A destruction crew on Wednesday tore down the last of more than 1,000 tents and huts in a large swath of a makeshift migrant camp in the French port city of Calais, a job marked by fiery protests, an ongoing hunger strike and several arrests.

The prefecture, or state authority, which ordered the dismantling of the southern sector of the camp — a veritable village on 7.5 hectares (18.5 acres) of land — said workers guarded by police finished pulling down the flimsy dwellings at 2 p.m. Wednesday, less than three weeks after the job began.

Violence marked the start of the operation on Feb. 29 as riot police went after protesting migrants standing on the roofs of their huts or burning them before they were taken down. A group of protesting Iranian migrants sewed their mouths shut and went on a hunger strike.

Nearly 4,000 migrants — most hoping to sneak across the English Channel to Britain — live in the migrant camp. Authorities put the population of the southern sector at 1,000, but associations working there say it served as a temporary home to several thousand. The camp, which sprung up last April near a day center opened by authorities, quickly grew into a slum village with houses of worship, schools, shops and even a theater.

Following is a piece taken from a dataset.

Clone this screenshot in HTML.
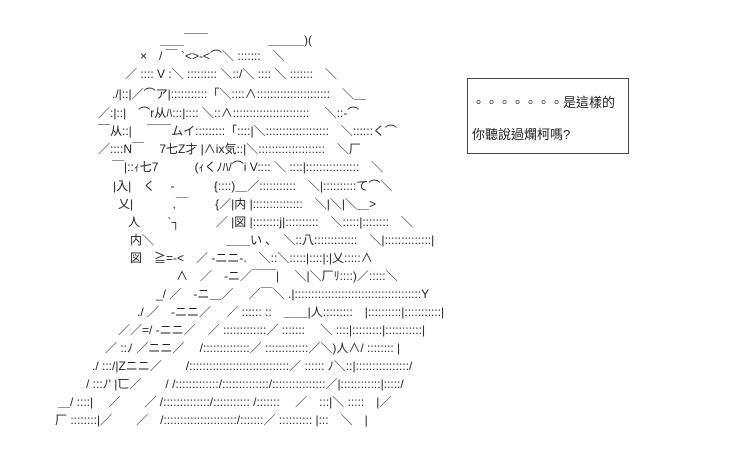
<!DOCTYPE html>
<html><head><meta charset="utf-8"><style>
body{margin:0;background:#fff;width:733px;height:460px;overflow:hidden;position:relative}
.a{position:absolute;white-space:pre;font-family:"Liberation Sans","Noto Sans CJK JP",sans-serif;font-size:12px;line-height:16px;color:#222}
.box{position:absolute;left:467px;top:78px;width:160px;height:74px;border:1px solid #444}
.t{position:absolute;font-family:"Liberation Sans","Noto Sans CJK TC",sans-serif;font-size:13px;color:#222;white-space:pre}
</style></head><body>
<div class="a" style="left:160px;top:32px">＿＿￣￣</div>
<div class="a" style="left:268px;top:32px">＿＿＿)(</div>
<div class="a" style="left:140px;top:48px">×　/ ￣ `&lt;&gt;-&lt;⌒＼ :::::::　＼</div>
<div class="a" style="left:125px;top:66px">／ :::: V :＼ ::::::::: ＼::/＼ :::: ＼ :::::::　＼</div>
<div class="a" style="left:112px;top:86px">./|::|／⌒ア|:::::::::::「＼::::∧::::::::::::::::::::::　＼＿</div>
<div class="a" style="left:98px;top:105px">／:|::|　⌒r从ﾊ:::|:::: ＼::∧:::::::::::::::::::::::　 ＼::-⌒</div>
<div class="a" style="left:98px;top:123px">￣从::|　 ￣￣ムイ:::::::::「::::|＼:::::::::::::::::::　＼::::::く⌒</div>
<div class="a" style="left:98px;top:141px">／::::N￣　 7七Z才 |∧ix気::|＼::::::::::::::::::::　＼厂</div>
<div class="a" style="left:112px;top:159px">￣|::ｨ七7　　　(ｨくﾉﾊ/⌒i V:::: ＼ ::::|::::::::::::::::　＼</div>
<div class="a" style="left:113px;top:178px">|入|　く　 -　　　 {::::)＿／:::::::::::　＼|::::::::::て⌒＼</div>
<div class="a" style="left:118px;top:196px">乂|　　　 ,￣　　 {／|内 |:::::::::::::::　＼|＼|＼＿&gt;</div>
<div class="a" style="left:128px;top:214px">人　　 `┐　　　／ |図 |::::::::j|::::::::::　＼:::::|::::::::　＼</div>
<div class="a" style="left:130px;top:232px">内＼　　　　　　＿＿い ､　＼::八:::::::::::::　＼|::::::::::::::|</div>
<div class="a" style="left:130px;top:250px">図　≧=-&lt;　／ -ニニ-.　＼::＼:::::|::::|:|乂:::::∧</div>
<div class="a" style="left:176px;top:268px">∧　／　-ニ／￣￣|　 ＼|＼厂ﾘ::::)／:::::＼</div>
<div class="a" style="left:156px;top:286px">_/ ／　-ニ＿／　 ／￣＼ .|::::::::::::::::::::::::::::::::::::::Y</div>
<div class="a" style="left:137px;top:304px">./ ／　-ニニ／　 ／ :::::: ::　＿＿|人:::::::::　|::::::::::|:::::::::::|</div>
<div class="a" style="left:118px;top:322px">／／=/ -ニニ／　／ :::::::::::::／ :::::::　 ＼ ::::|:::::::::|:::::::::::|</div>
<div class="a" style="left:105px;top:340px">／ ::ﾉ ／ニニ／　 /::::::::::::::／ :::::::::::::／＼)人∧/ :::::::: |</div>
<div class="a" style="left:92px;top:358px">./ :::/|Zニニ／　　/::::::::::::::::::::::::::::::／ :::::: ﾉ＼::|::::::::::::::::/</div>
<div class="a" style="left:86px;top:376px">/ :::ﾉ' |匸／　　/ /:::::::::::::/::::::::::::::/::::::::::::::::／|::::::::::::|:::::/</div>
<div class="a" style="left:58px;top:394px">＿/ ::::|　 ／　　／ /::::::::::::::/::::::::::: /:::::::　 ／　:::|＼ :::::　|／</div>
<div class="a" style="left:55px;top:412px">厂 ::::::::|／　　／　/::::::::::::::::::::::/:::::::／ :::::::::: |:::　＼　|</div>
<div class="box"></div>
<div class="t" style="left:472px;top:92px">。。。。。。。是這樣的</div>
<div class="t" style="left:472px;top:124px">你聽說過爛柯嗎?</div>
</body></html>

A court order forbids the state from dismantling such common areas and they have been left standing as lonely beacons of life in a field of mud.

Authorities have been encouraging the displaced to move into heated containers or tents on the northern rim of the camp — as 643 have done — or go to welcome centers around France. However, many have moved their sparse belongings to the northern sector.

There was widespread concern that the northern part, too, would soon come under the ax. Prefect Fabienne Buccio has said no more than 2,000 migrants can remain in Calais — the number of people the official dwellings can hold.